De nombreuses initiatives prometteuses pour entrepreneuriat

Sur le front de la promotion de l’entrepreneuriat, les États peuvent néanmoins compter sur l’implication grandissante du secteur privé. « Les multinationales, qui voient dans l’Afrique un territoire de croissance pérenne, se rendent compte qu’elles ne peuvent pas prospérer sans le développement d’un écosystème de PME et de PMI », observe Paul Giniès.

De manière plus spectaculaire, le milliardaire nigérian Tony Elumelu a lancé en 2015, au travers de sa fondation, un programme doté de 100 millions de dollars (environ 80 millions d’euros) sur dix ans afin d’identifier et de former 10 000 start-up, de créer 1 million d’emplois et 10 milliards de dollars de revenus annuels. À l’occasion de sa deuxième année, l’initiative a suscité plus de 45 000 candidatures, provenant principalement du Nigeria, du Kenya, du Ghana, de l’Ouganda et du Cameroun.

Du côté des institutions de développement, la valorisation de l’entrepreneuriat est aussi dans l’air du temps. Arrivé à la tête de la BAD en mai 2015, Akinwumi Adesina a naturellement mis l’accent sur l’agriculture, un secteur qu’il connaît bien puisqu’il en avait auparavant la responsabilité au sein du gouvernement nigérian.

Le programme « La jeunesse dans l’agri-business », doté d’un budget de 700 millions de dollars, qui sera mis en œuvre dans vingt pays sous la direction d’agences nationales avec l’appui d’organisations comme l’Institut international d’agriculture tropicale (IITA) ou l’Alliance pour une révolution verte en Afrique (Agra), ambitionne d’offrir des opportunités d’insertion professionnelle à au moins 800 000 jeunes.

Ce type de programmes contribuera-t-il significativement à la réduction du chômage des jeunes ? Il est trop tôt pour porter un jugement définitif sur leur efficacité.

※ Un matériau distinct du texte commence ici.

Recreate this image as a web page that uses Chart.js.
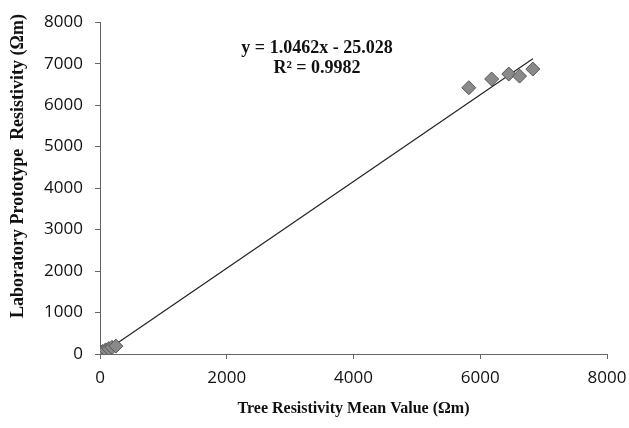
<!DOCTYPE html>
<html>
<head>
<meta charset="utf-8">
<script src="https://cdn.jsdelivr.net/npm/chart.js@4.4.0/dist/chart.umd.min.js"></script>
<style>
  html, body { margin: 0; padding: 0; background: #fff; }
  #wrap { width: 629px; height: 428px; }
</style>
</head>
<body>
<div id="wrap"><canvas id="myChart" width="629" height="428"></canvas></div>
<script>
// measured points (tree mean value vs laboratory prototype)
var treeValues = [40, 90, 140, 190, 250, 5820, 6180, 6450, 6620, 6830];
var labValues = [60, 100, 130, 160, 190, 6420, 6630, 6750, 6700, 6870];
var slope = 1.0462;
var intercept = -25.028;
var yTicks = [0, 1000, 2000, 3000, 4000, 5000, 6000, 7000, 8000];
var xTicks = [0, 2000, 4000, 6000, 8000];

var puntos = [];
for (var i = 0; i < treeValues.length; i++) {
  puntos.push({x: treeValues[i], y: labValues[i]});
}
var xMin = Math.min.apply(null, treeValues);
var xMax = Math.max.apply(null, treeValues);
var tendencia = [
  {x: xMin, y: slope * xMin + intercept},
  {x: xMax, y: slope * xMax + intercept}
];

// equation box + y title (title drawn by hand so it sits like the original)
var textosPlugin = {
  id: 'textos',
  afterDraw: function(chart) {
    var ctx = chart.ctx;
    ctx.save();
    ctx.fillStyle = '#111';
    ctx.font = 'bold 18px "Liberation Serif"';
    ctx.textAlign = 'center';
    ctx.textBaseline = 'middle';
    ctx.fillText('y = 1.0462x - 25.028', 317, 48);
    ctx.fillText('R\u00B2 = 0.9982', 317, 68);
    ctx.translate(18, 166);
    ctx.rotate(-Math.PI / 2);
    ctx.font = 'bold 18px "Liberation Serif"';
    ctx.fillText('Laboratory Prototype  Resistivity (\u03A9m)', 0, 0);
    ctx.restore();
  }
};

const ctx = document.getElementById('myChart');
const myChart = new Chart(ctx, {
  type: 'scatter',
  data: {
    datasets: [{
      label: 'Datos',
      data: puntos,
      pointStyle: 'rectRot',
      pointRadius: 7,
      pointHoverRadius: 7,
      backgroundColor: '#8a8a8a',
      borderColor: '#555',
      borderWidth: 1
    }, {
      label: 'Tendencia',
      data: tendencia,
      showLine: true,
      pointRadius: 0,
      borderColor: '#222',
      borderWidth: 1.2,
      fill: false
    }]
  },
  plugins: [textosPlugin],
  options: {
    responsive: false,
    animation: false,
    layout: { padding: { left: 4, right: 2, top: 21, bottom: 6 } },
    plugins: {
      legend: { display: false },
      tooltip: { enabled: false }
    },
    scales: {
      x: {
        type: 'linear',
        min: 0,
        max: 8000,
        afterBuildTicks: function(axis) {
          axis.ticks = xTicks.map(function(v) { return {value: v}; });
        },
        afterFit: function(axis) { axis.height = 68; axis.paddingRight = 22; },
        border: { color: '#666', width: 1 },
        grid: { display: true, drawOnChartArea: false, drawTicks: true, tickLength: 5, color: '#666' },
        ticks: {
          color: '#111', font: { family: '"Open Sans"', size: 17 }, padding: 9,
          callback: function(v) { return String(v); }
        },
        title: {
          display: true,
          text: 'Tree Resistivity Mean Value (\u03A9m)',
          color: '#111',
          font: { family: '"Liberation Serif"', size: 16, weight: 'bold' },
          padding: { top: 6 }
        }
      },
      y: {
        type: 'linear',
        min: 0,
        max: 8000,
        afterBuildTicks: function(axis) {
          axis.ticks = yTicks.map(function(v) { return {value: v}; });
        },
        afterFit: function(axis) { axis.width = 96; },
        border: { color: '#666', width: 1 },
        grid: { display: true, drawOnChartArea: false, drawTicks: true, tickLength: 5, color: '#666' },
        ticks: {
          color: '#111', font: { family: '"Open Sans"', size: 17 }, padding: 12,
          callback: function(v) { return String(v); }
        },
        title: { display: false }
      }
    }
  }
});
</script>
</body>
</html>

Pour décupler leur impact, les politiques de promotion de l’entrepreneuriat devraient en outre s’inscrire systématiquement dans une vision plus large, incluant par exemple, pour les multinationales, des obligations de transfert de compétences, de production locale et de recours à des fournisseurs nationaux dans un certain nombre de secteurs.